To watch Calvin Coolidge is to marvel that, even in a day when, compared to today, people were media novices, such a person could rise to power in a democracy.
Search YouTube, if you don't believe me. He's there, in black and white, reading a speech, his eyes looking more at the papers in his hands than at the camera, his voice a high-pitched monotone and his right hand coming up awkwardly from time to time to lend emphasis.
It's only when you write the words down and read them that you begin to see their relevance to the early 21st century.
"Silent Cal," as people have come to think of him, if they think of him at all, would have been thoroughly unimpressed with the squawking in Washington over the "sequester," which is designed to eliminate 2.4 percent of government's growth over 10 years.
He cut Washington's expenses without shedding tears over federal jobs. He presented a balanced budget every year he was in office. He also convinced Congress to lower the top marginal income tax rate from 50 percent in 1923 to 25 percent in 1925.
He had just started this quest when he stood in front of a camera in 1924. This was only 11 years after Americans had amended the Constitution to make the income tax legal, and Coolidge had watched the tax burden expand to meet the demands of a world war, then never retreat to previous levels.
"I want the people of America to be able to work less for the government and more for themselves," he said. "I want them to have the rewards of their own industry. This is the chief meaning of freedom.
"Until we can re-establish a condition under which the earnings of the people can be kept by the people, we are bound to suffer a very severe and distinct curtailment of our liberty."
For the most part, Coolidge has been lost to popular history. We recognize the "roaring '20s" without remembering the man who made the roar possible.
Historian and former journalist Amity Shlaes rectifies a lot of this in her new book, "Coolidge." Unfortunately, it won't be enough to drown out the modern media-savvy politicians who want people to believe government can spur prosperity by taking more of the people's money, and spending even more than that.

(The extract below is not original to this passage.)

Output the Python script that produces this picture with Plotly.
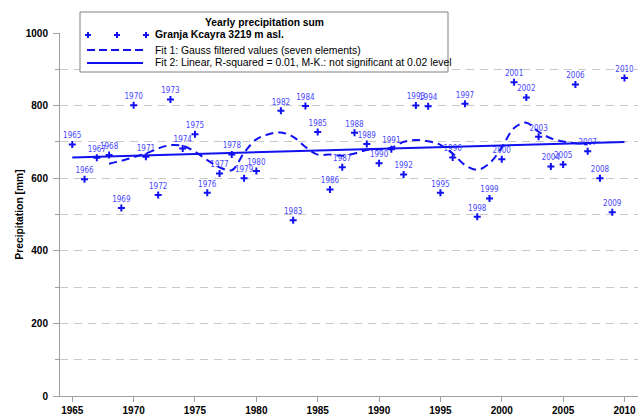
import plotly.graph_objects as go

years = list(range(1965, 2011))
precip = [693, 597, 656, 664, 518, 801, 659, 554, 817, 682,
          721, 560, 613, 665, 600, 620, None, 786, 484, 799,
          727, 569, 630, 725, 694, 641, 680, 610, 800, 798,
          560, 657, 805, 494, 544, 652, 864, 822, 714, 632,
          638, 858, 674, 600, 506, 876]

gauss_years = list(range(1968, 2008))
gauss_vals = [640, 648, 658, 668, 682, 691, 689, 673, 650, 630,
              622, 670, 707, 721, 726, 714, 686, 665, 665, 662,
              668, 678, 680, 684, 700, 705, 702, 692, 668, 636,
              623, 641, 685, 738, 753, 728, 710, 701, 696, 693]

lin_years = [1965, 2010]
lin_vals = [657, 700]

yticks = [0, 200, 400, 600, 800, 1000]
xticks = [1965, 1970, 1975, 1980, 1985, 1990, 1995, 2000, 2005, 2010]

legend_title = "Yearly precipitation sum"
series_names = ["Granja Kcayra 3219 m asl.",
                "Fit 1: Gauss filtered values (seven elements)",
                "Fit 2: Linear, R-squared = 0.01, M-K.: not significant at 0.02 level"]

BLUE = "#1010f0"
LABEL_BLUE = "#4646ff"
FONT = "Liberation Sans, Arial, sans-serif"
NARROW = "Liberation Sans Narrow, DejaVu Sans Condensed, Liberation Sans, Arial, sans-serif"
GRID = "#c8c8c8"
AXIS = "#a0a0a0"

labels = [str(y) if v is not None else "" for y, v in zip(years, precip)]

W, H = 638, 418
ML, MR, MT, MB = 60, 0, 33, 22
PW, PH = W - ML - MR, H - MT - MB


def px(X):   # page x -> paper x
    return (X - ML) / PW


def py(Y):   # page y -> paper y
    return (H - MB - Y) / PH


fig = go.Figure()
fig.add_trace(go.Scatter(
    x=years, y=precip, mode="markers+text", text=labels,
    textposition="top center",
    textfont=dict(size=8, color=LABEL_BLUE, family=NARROW),
    marker=dict(symbol="cross-thin", size=5, line=dict(width=2, color=BLUE), color=BLUE),
    name=series_names[0], cliponaxis=False, showlegend=False))
fig.add_trace(go.Scatter(
    x=gauss_years, y=gauss_vals, mode="lines",
    line=dict(color=BLUE, width=2, dash="8px,5px", shape="spline"),
    name=series_names[1], showlegend=False))
fig.add_trace(go.Scatter(
    x=lin_years, y=lin_vals, mode="lines",
    line=dict(color=BLUE, width=2),
    name=series_names[2], showlegend=False))

# hand-drawn legend box (matches the reference's compact layout)
shapes = [dict(type="rect", xref="paper", yref="paper",
               x0=px(80), x1=px(448), y0=py(72), y1=py(12),
               line=dict(color="#808080", width=1), fillcolor="white", layer="above")]
for X in (88, 117, 146):
    shapes.append(dict(type="path", xref="paper", yref="paper",
                       xsizemode="pixel", ysizemode="pixel",
                       xanchor=px(X), yanchor=py(35),
                       path="M-3,0H3M0,-3V3", line=dict(color=BLUE, width=2)))
shapes.append(dict(type="line", xref="paper", yref="paper",
                   x0=px(87), x1=px(143), y0=py(50), y1=py(50),
                   line=dict(color=BLUE, width=2, dash="8px,4px")))
shapes.append(dict(type="line", xref="paper", yref="paper",
                   x0=px(87), x1=px(143), y0=py(63), y1=py(63),
                   line=dict(color=BLUE, width=2)))

annotations = [
    dict(text=f"<b>{legend_title}</b>", x=px(264), y=py(23), xref="paper", yref="paper",
         xanchor="center", yanchor="middle", showarrow=False,
         font=dict(size=10.3, family=FONT, color="black")),
    dict(text=f"<b>{series_names[0]}</b>", x=px(153), y=py(35), xref="paper", yref="paper",
         xanchor="left", yanchor="middle", showarrow=False,
         font=dict(size=10.4, family=FONT, color="black")),
    dict(text=series_names[1], x=px(153), y=py(50), xref="paper", yref="paper",
         xanchor="left", yanchor="middle", showarrow=False,
         font=dict(size=10.4, family=FONT, color="black")),
    dict(text=series_names[2], x=px(153), y=py(63), xref="paper", yref="paper",
         xanchor="left", yanchor="middle", showarrow=False,
         font=dict(size=10.4, family=FONT, color="black")),
]

fig.update_layout(
    template="none",
    width=W, height=H,
    margin=dict(l=ML, r=MR, t=MT, b=MB, pad=0),
    paper_bgcolor="white", plot_bgcolor="white",
    font=dict(family=FONT, size=10, color="black"),
    showlegend=False,
    shapes=shapes, annotations=annotations,
    xaxis=dict(
        range=[1964, 2011.1], tickvals=xticks, ticktext=[f"<b>{t}</b>" for t in xticks],
        showgrid=False, zeroline=False, showline=True, linecolor=AXIS, linewidth=1,
        ticks="outside", ticklen=5, tickcolor=AXIS, tickwidth=1, automargin=False,
        tickfont=dict(size=10, family=FONT, color="black"),
    ),
    yaxis=dict(
        range=[0, 1000], tickvals=yticks, ticktext=[f"<b>{t}</b>" for t in yticks],
        showgrid=True, gridcolor=GRID, griddash="8px,6px", gridwidth=1,
        zeroline=False, showline=True, linecolor=AXIS, linewidth=1,
        ticks="outside", ticklen=6, tickcolor=AXIS, tickwidth=1, automargin=False,
        ticklabelstandoff=3,
        tickfont=dict(size=10, family=FONT, color="black"),
        title=dict(text="<b>Precipitation [mm]</b>", font=dict(size=10.3, family=FONT), standoff=0),
        minor=dict(tickvals=[100, 300, 500, 700, 900], showgrid=True, gridcolor=GRID,
                   griddash="8px,6px", ticks="outside", ticklen=4, tickcolor=AXIS),
    ),
)

fig.write_html("out.html", config={"displayModeBar": False},
               post_script="document.body.style.margin='0';document.body.style.overflow='hidden';")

Shlaes, author of the critically acclaimed study of the Depression, "The Forgotten Man," makes a case for remembering Coolidge, writing that, "Our ignorance … diminishes our understanding of his era and our past." It also diminishes our understanding of the present.
It is significant to note that, even in his day, Coolidge was considered by many to be old-fashioned. But then, students of history would be hard-pressed to find any time in which austerity and prudence were considered hip or cool.
Prudence was woven into his character by the harsh realities of an upbringing in late 19th century rural Vermont. It shaped him, or perhaps it chiseled him.
Years later, while others were caught in the new popularity of mortgages as a way to leverage wealth in a burgeoning era of prosperity, Coolidge wasn't so sure.
"It's like finding money, to buy a home on our easy payment plan," an advertisement of the day read. Still, as Shlaes writes, Coolidge and his new wife decided to rent, even though by then he was a successful young lawyer. "Coolidge did not like to be beholden to bankers or anyone else, for that matter. Independence was his way of protecting his freedom to do what was right."
He wanted others to have that freedom, too.
When Washington cut taxes, it found that the rich actually paid more. "In 1927, those earning over $50,000 … would pay about 80 percent of the income taxes, whereas in 1920 those top earners had paid about half," Shlaes writes.
Maybe if Coolidge had been more media savvy, more charismatic, his legacy would loom larger. But then, a big part of his success came from knowing when to simply get out of the way of the American people.
By definition, that doesn't provide many headlines. It can, however, provide jobs.